Na bancada três ferramentas para as manualidades: tesoura, furador e uma calha “para ajudar” a passar os fios e construir o arrendado nos tampos das cadeiras e dos bancos. “Assemelha-se a uma sovela de sapateiro mas não é”, assegura, explicando que ela própria fabrica a ferramenta, utilizando varetas de guarda-chuvas antigos.
A palha repousa na água para amansar e facilitar o trabalho, caso contrário, devido à sua rigidez, parte-se. Além disso, a água fá-la esticar e permite ser aplicada a direito, “senão fica ondulada”, nota a artesã.
Num sequencial entrelaçar de fios, em bailado de baixo para cima, “há muita maneira de fazer a palhinha; de quatro palhas, de cinco e de seis. Eu gosto mais de trabalhar com seis que é o mais complicado. Gosto de trabalhar com coisas complicadas, as coisas simples não me dizem nada. Sempre fui assim… nas rendas, nos bordados”, assegura.
Essa vocação aplica-a também nos baús de pele, arcas de madeira que atravessaram gerações, forradas a chita por dentro e a pele de animal por fora.
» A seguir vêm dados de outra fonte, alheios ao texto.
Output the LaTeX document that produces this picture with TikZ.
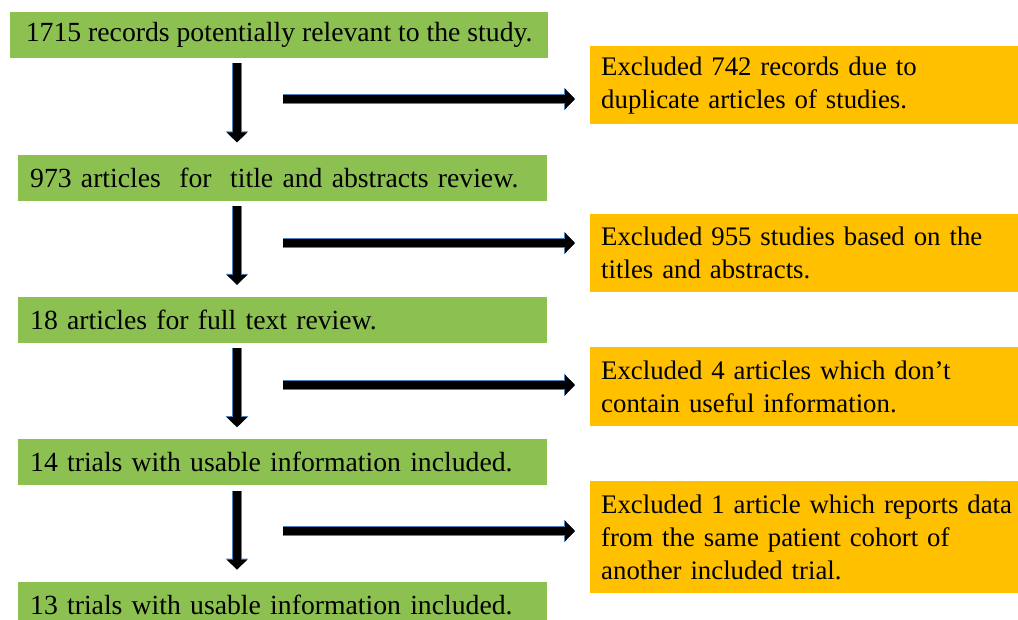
\documentclass[tikz,border=0pt]{standalone}
\usepackage{fontspec}
\setmainfont{Liberation Serif}
\usetikzlibrary{arrows.meta,positioning}
\definecolor{IncGreen}{HTML}{8CC152}
\definecolor{ExcGold}{HTML}{FFC000}
\definecolor{EdgeBlue}{HTML}{4F81BD}

\begin{document}
\begin{tikzpicture}[
x=1pt,y=-1pt,
font=\fontsize{27.7}{33}\selectfont,
node distance=96pt,
incl/.style={fill=IncGreen,anchor=north west,minimum height=46pt,inner xsep=12pt,inner ysep=0pt},
incltext/.style={incl,text width=505pt,align=left},
excl/.style={fill=ExcGold,anchor=north west,inner xsep=11pt,inner ysep=0pt,text width=450pt,align=left,
  font=\fontsize{26.8}{33}\selectfont},
downarr/.style={draw=black,line width=8pt,-{Triangle[length=10pt,width=20pt]},shorten <=5pt,shorten >=12pt,
  preaction={draw=EdgeBlue,line width=10pt,-{Triangle[length=11pt,width=22pt]}}},
rightarr/.style={draw=black,line width=8pt,-{Triangle[length=10pt,width=20pt]},shorten >=15pt,
  preaction={draw=EdgeBlue,line width=10pt,-{Triangle[length=11pt,width=22pt]}}}
]
\useasboundingbox (0,0) rectangle (1018,619);

% included stages
\node[incl,minimum width=538pt] (rec) at (10,12) {1715 records potentially relevant to the study.};
\node[incltext,below=96pt of rec.south west,xshift=8pt,anchor=north west] (tiab) {973 articles\ \ for\ \ title and abstracts review.};
\node[incltext,below=96pt of tiab.south west,anchor=north west] (full) {18 articles for full text review.};
\node[incltext,below=96pt of full.south west,anchor=north west] (trl) {14 trials with usable information included.};
\node[incltext,below=96pt of trl.south west,anchor=north west] (fin) {13 trials with usable information included.};

% exclusions
\node[excl,minimum height=78pt] (dup) at (590,46) {Excluded 742 records due to\\duplicate articles of studies.};
\node[excl,minimum height=78pt] (tit) at (590,214) {Excluded 955 studies based on the\\titles and abstracts.};
\node[excl,minimum height=79pt] (use) at (590,347) {Excluded 4 articles which don’t\\contain useful information.};
\node[excl,minimum height=112pt] (coh) at (590,481) {Excluded 1 article which reports data\\from the same patient cohort of\\another included trial.};

% arrows
\coordinate (col) at (237,0);
\draw[downarr] (rec.south -| col) -- (tiab.north -| col);
\draw[downarr] (tiab.south -| col) -- (full.north -| col);
\draw[downarr] (full.south -| col) -- (trl.north -| col);
\draw[downarr] (trl.south -| col) -- (fin.north -| col);

\coordinate (r1) at (283,99);
\coordinate (r2) at (283,243);
\coordinate (r3) at (283,385);
\coordinate (r4) at (283,531);
\draw[rightarr] (r1) -- (r1 -| dup.west);
\draw[rightarr] (r2) -- (r2 -| tit.west);
\draw[rightarr] (r3) -- (r3 -| use.west);
\draw[rightarr] (r4) -- (r4 -| coh.west);
\end{tikzpicture}
\end{document}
Esta arte “quase ninguém é capaz de fazer”, diz. “Isto cheira muito mal e a pele dos animais têm de estar toda encharcada. No mínimo uma noite, ou duas, a ser encharcada com água. A secar 10 dias e depois cardá-la, dar cor, mais cinco dias. E isto se não precisar ir ao ferreiro para fazer as chaves”, enumera, o único trabalho que, segundo diz, “dá realmente dinheiro”.
Cada restauro são 200 euros, enquanto a trabalhar na palhinha rende um euro à hora, ou seja, 75 euros por uma cadeira.
Em três dias descola-se a cadeira, limpa-se todos os furos, repara-se o tampo, substitui-se o arrendado, passa-se a madeira a palha de aço para tirar eventuais manchas e por fim pincela-se de cor. Já o restauro dos móveis “tem muito que se lhe diga”, exige orçamento, “que nem sempre é rigoroso” porque podem aparecer surpresas quando se desmancha a peça, por isso é pago à hora, e portanto mais compensador.
Clientes não faltam. Delfina conta que tem sempre empalhamentos para fazer, “muito trabalho”, garante. A sua oficina em Tramagal abarrota de móveis à espera de tempo e trato para ganharem novas vidas.
Apesar dos 76 anos continua a trabalhar porque “parar é morrer”, justifica, embora já não faça feiras por todo o País, como antigamente. Falhou-lhe Guimarães, apesar dos múltiplos convites que recebeu da Câmara Municipal para apresentar o seu trabalho ao vivo num expositor. “Hoje estou arrependida!”, confessa.
De resto, de Bragança ao Algarve, feiras não lhe faltaram para conseguir arranjar clientela, conta. Atualmente fica-se pelas feiras mais próximas de casa, como em Ponte de Sor ou em Gavião, onde o nosso jornal a encontrou a trabalhar ao vivo num dos expositores de artesanato.


Quanto a aprendizes só teve um jovem a trabalhar, com a família, na oficina, uma vez que o seu filho também sabe algumas técnicas de restauro e o seu marido tem a vocação completa. “Ninguém quer aprender. É muito moroso e, primeiro, tem de se investir” no material e nas ferramentas. “Uma arte que se vai perder”, lamenta.
De toda aquela arte manual, Delfina Nunes prefere o restauro dos baús em pele. “É o mais difícil!”, ri. Aprecia, particularmente, observar o resultado final. “É vê-los como chegam e como ficam”.